The agreement with Fox gives Epic cash to finance its research and writing. Fox itself doesn't appear to exercise much editorial control; for its support, Fox gets a first look at what Epic publishes. Not every story will become a movie, but the studio apparently feels that Epic will develop enough good stories to make the deal mutually beneficial.
In an article written by Mike Fleming Jr. for Deadline Hollywood, the founders acknowledged that a Fox in the henhouse may influence their thinking, but the tradeoff is worth the risk:
“There has been this feeling for a while that longform journalism has been under threat, with word counts going down and magazines belt tightening,” Bearman said. “We feel this is part of a renaissance of digital nonfiction that is pointing a way forward. We are experimenting, trying to find new ways to save something important. We don’t believe this craft is declining because people aren’t interested in reading these kinds of stories.”

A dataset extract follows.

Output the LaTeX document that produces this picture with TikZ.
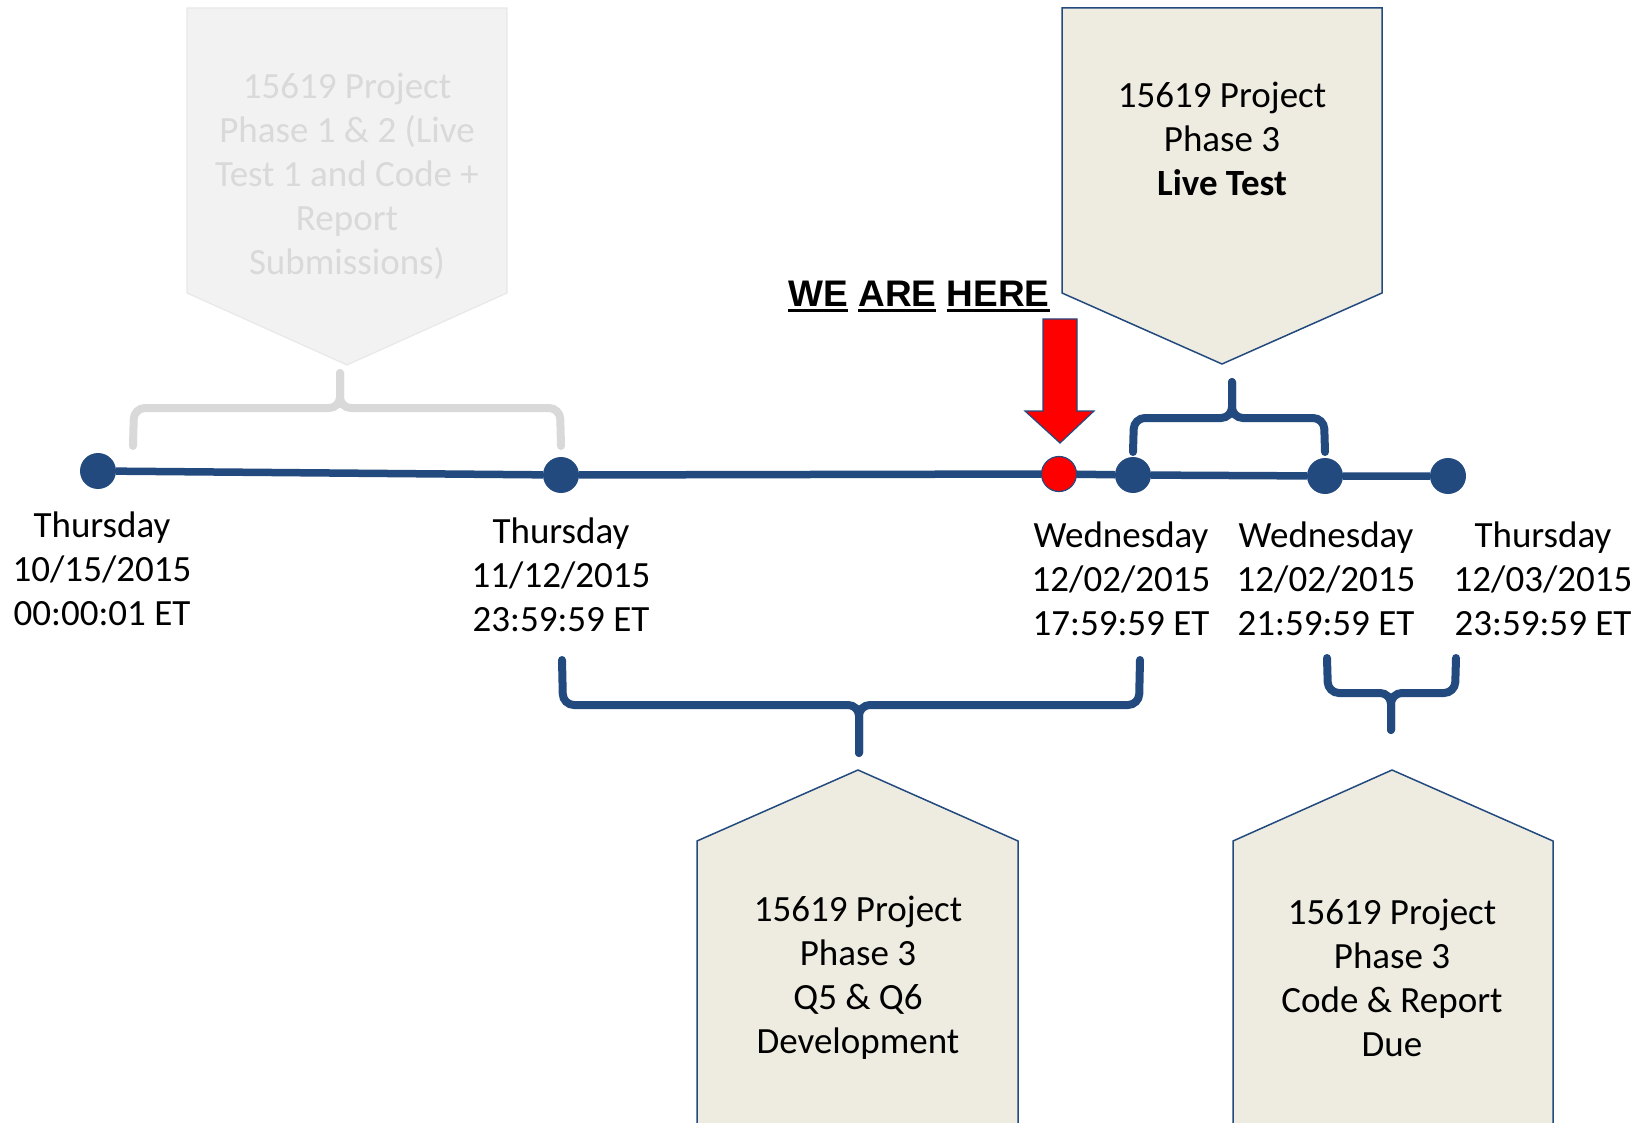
\documentclass[tikz,border=0pt]{standalone}
\usepackage{fontspec}
\setmainfont{Carlito}
\newfontfamily\arialfont{Liberation Sans}
\usepackage{tikz}
\usetikzlibrary{positioning}
\newcommand{\hereline}[1]{\vtop{\hbox{#1}\kern2pt\hrule height 3.5pt}}
\definecolor{tlblue}{RGB}{34,74,126}
\definecolor{boxfill}{RGB}{238,236,225}
\definecolor{ghost}{RGB}{217,217,217}
\definecolor{ghostfill}{RGB}{242,242,242}
\definecolor{ghostline}{RGB}{232,232,232}

\tikzset{
    dot/.style={shape=circle, fill=tlblue, inner sep=0pt, minimum size=36pt},
    heredot/.style={shape=circle, fill=red, draw=tlblue, line width=1.2pt, inner sep=0pt, minimum size=35pt},
    datelabel/.style={align=center, font=\fontsize{37}{44}\selectfont},
    timeline/.style={line width=7.5pt, tlblue},
    bracket/.style={line width=8pt, rounded corners=11pt, line cap=round},
    phasebox/.style={draw=tlblue, fill=boxfill, line width=1.5pt},
}

\begin{document}
\begin{tikzpicture}[x=1pt, y=-1pt]
    \useasboundingbox (0,0) rectangle (1650,1123);

    % phase boxes
    \draw[fill=ghostfill, draw=ghostline, line width=1.2pt] (187,8) -- (507,8) -- (507,293) -- (347,365) -- (187,293) -- cycle;
    \node[datelabel, text=ghost] (oldphase) at (347,176) {15619 Project\\Phase 1 \& 2 (Live\\Test 1 and Code +\\Report\\Submissions)};

    \draw[phasebox] (1062,8) -- (1382,8) -- (1382,293) -- (1222,364) -- (1062,293) -- cycle;
    \node[datelabel] (livetest) at (1222,139) {15619 Project\\Phase 3\\\textbf{Live Test}};

    \draw[phasebox] (697,1140) -- (697,841) -- (858,770) -- (1018,841) -- (1018,1140);
    \node[datelabel] (devel) at (858,978) {15619 Project\\Phase 3\\Q5 \& Q6\\Development};

    \draw[phasebox] (1233,1140) -- (1233,841) -- (1392,770) -- (1553,841) -- (1553,1140);
    \node[datelabel] (codedue) at (1392,978) {15619 Project\\Phase 3\\Code \& Report\\Due};

    % timeline
    \node[dot] (d1) at (98,471) {};
    \node[dot] (d2) at (561,475) {};
    \node[heredot] (here) at (1059,474) {};
    \node[dot] (d3) at (1133,475) {};
    \node[dot] (d4) at (1325,476) {};
    \node[dot] (d5) at (1448,476) {};
    \draw[timeline] (d1) -- (d2) -- (here) -- (d3) -- (d4) -- (d5);

    \node[datelabel] (t1) at (102,569) {Thursday\\10/15/2015\\00:00:01 ET};
    \node[datelabel] (t2) at (561,575) {Thursday\\11/12/2015\\23:59:59 ET};
    \node[datelabel] (t3) at (1121,579) {Wednesday\\12/02/2015\\17:59:59 ET};
    \node[datelabel] (t4) at (1326,579) {Wednesday\\12/02/2015\\21:59:59 ET};
    \node[datelabel] (t5) at (1543,579) {Thursday\\12/03/2015\\23:59:59 ET};

    % we are here
    \node[anchor=base, font=\arialfont\bfseries\fontsize{37}{44}\selectfont, inner sep=0pt] (weare) at (919,307) {\hereline{WE} \hereline{ARE} \hereline{HERE}};
    \draw[fill=red, draw=tlblue, line width=1.2pt] (1043,319) -- (1077,319) -- (1077,411) -- (1094,411) -- (1060,443) -- (1025,411) -- (1043,411) -- cycle;

    % brackets
    \coordinate (oldL) at (133,446);
    \coordinate (oldR) at (561,446);
    \coordinate (oldTip) at (340,373);
    \draw[bracket, ghost] (oldL) -- (134,408) -- (340,408) -- (oldTip);
    \draw[bracket, ghost] (oldR) -- (560,408) -- (340,408) -- (oldTip);

    \coordinate (liveL) at (1133,452);
    \coordinate (liveR) at (1325,452);
    \coordinate (liveTip) at (1232,382);
    \draw[bracket, tlblue] (liveL) -- (1134,418) -- (1232,418) -- (liveTip);
    \draw[bracket, tlblue] (liveR) -- (1324,418) -- (1232,418) -- (liveTip);

    \coordinate (devL) at (562,660);
    \coordinate (devR) at (1140,660);
    \coordinate (devTip) at (859,753);
    \draw[bracket, tlblue] (devL) -- (563,705) -- (859,705) -- (devTip);
    \draw[bracket, tlblue] (devR) -- (1139,705) -- (859,705) -- (devTip);

    \coordinate (dueL) at (1327,658);
    \coordinate (dueR) at (1456,658);
    \coordinate (dueTip) at (1391,730);
    \draw[bracket, tlblue] (dueL) -- (1328,693) -- (1391,693) -- (dueTip);
    \draw[bracket, tlblue] (dueR) -- (1455,693) -- (1391,693) -- (dueTip);
\end{tikzpicture}
\end{document}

Co-founder Joshua Davis then offered his forward-looking perspective:
“It’s true we are looking for an editorial identity that pushes toward a certain kind of story. But if this catches on and becomes self-sustaining, we could publish other kinds of narrative stories that aren’t geared for film and the only requirement will be that they are page-turners.”
Although Fleming focuses on the longer-form journalism that has been the province of certain magazines, technology has already blurred our ability to distinguish by format or the type of publisher. Online, we already have platforms like LongReads, Kindle Singles and Medium; it's hard to say that these are exclusively magazine or book formats. Barriers to entry are lower, and the minimum viable product is changing as a result.
Certainly, book publishers could apply advances to support the kind of research and development that might well be optioned down the road. That said, two things seem clear: finding more than one use for content is increasingly a core part of the game; and there's now at least one example of how the middleman might have to work harder to stay in that game.